Nor was the Grand River settlement isolated. It was one of two principal Mohawk resettlements, along with the Bay of Quinte, established in response to the same wartime alliance. These weren’t gifts; they were part of a larger imperial obligation, grounded in the Crown’s honour and the credibility of its word. Describing them as gifts strips away their meaning as constitutional settlements made in exchange for loyalty and service.
This brings us to a vital legal principle that still applies: under Canadian constitutional law, one part of the Constitution cannot override another. Later statutes—such as the Indian Act—cannot nullify constitutional obligations made earlier, particularly those involving Crown-Indigenous agreements. Yet, over time, governance has relied on these later frameworks while sidelining the Haldimand promise. That raises a serious contradiction: governments invoke Crown authority to justify control and regulation, but deny that same authority when it protects Indigenous interests. This selective application is politically incoherent and legally unsustainable.
If the Crown had no authority to guarantee the land in 1784, then later governments have no legitimate basis to tax, regulate, subdivide, or alienate it. Modern land governance assumes the Crown could make binding commitments. If that’s true, then those commitments remain in force.
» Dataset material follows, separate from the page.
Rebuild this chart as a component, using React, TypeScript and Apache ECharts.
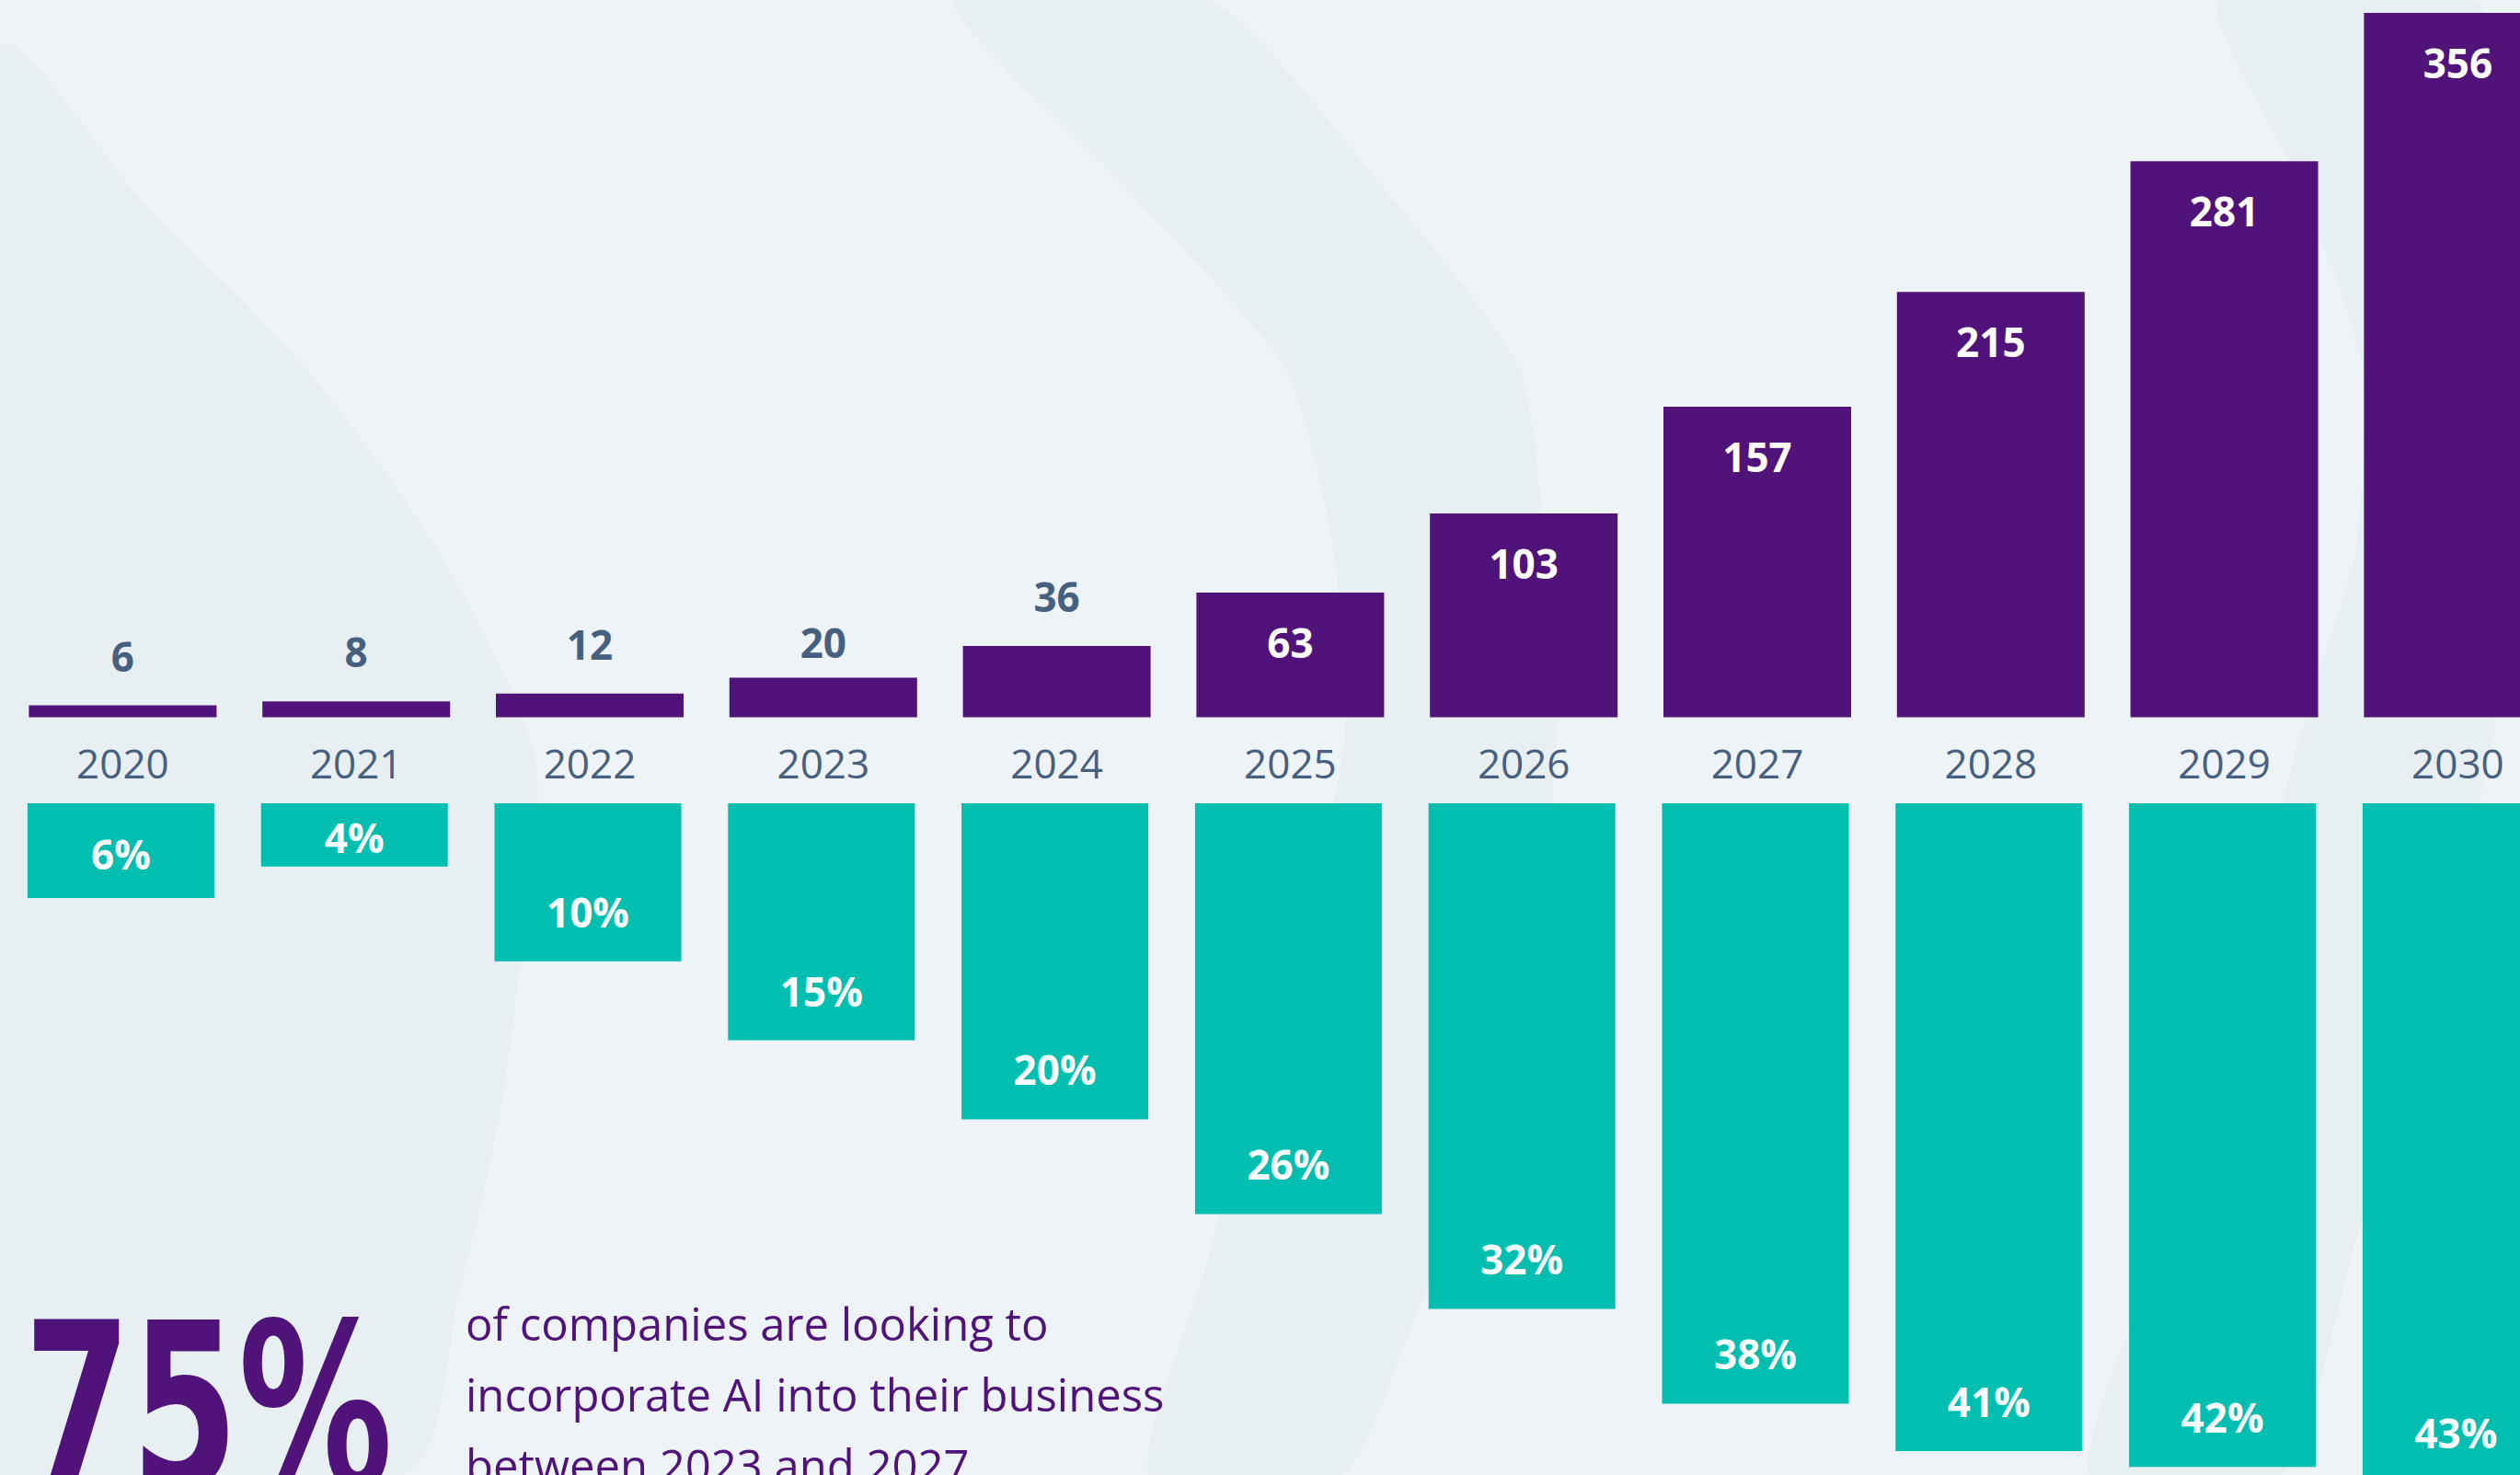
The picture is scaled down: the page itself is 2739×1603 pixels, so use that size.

The issue isn’t the Crown’s capacity—it’s whether that capacity has been respected.
Meanwhile, modern land systems have evolved in a way that ignores these original territorial obligations. Property registration, municipal zoning, and real estate markets are all built on the assumption that land is a commodity. But the Haldimand obligation doesn’t fit this framework. If it had been an ordinary land grant, it would have been absorbed into the market like any other. The fact that it hasn’t—and continues to generate friction—is a sign that the interest is territorial, not transactional.
This friction led to a quiet workaround: silence. Over time, interests like the Haldimand claim were acknowledged in meetings, raised in litigation, and discussed in public, but rarely integrated into the actual systems that govern land. That silence is often framed as pragmatism—but when an interest is known, historically grounded, and repeatedly raised, ignoring it becomes a deliberate choice. In law and governance, that crosses from oversight into erasure.
In response, current efforts are underway—especially through work with the Director of Titles and relevant ministries—to develop a lawful and transparent way to record and surface these unresolved constitutional interests. The goal isn’t to force every buyer to resolve centuries of history at the point of purchase. The goal is to stop pretending the issue is irrelevant when it is central to the integrity of both the territory and the governance system.
So, what right did the Crown have? Its authority didn’t come from owning the land in a modern sense. It came from its role as an imperial power managing alliances and responding to the displacements caused by war. The Haldimand Proclamation was a formal settlement—made within a recognized Indigenous landscape, as part of a political relationship, and protected by Crown honour.
The real question isn’t whether the Crown had a pen in 1784. The real question is whether the promise made has been treated as real by the systems that followed. And whether, in law and governance, that foundational obligation has been buried—or respected.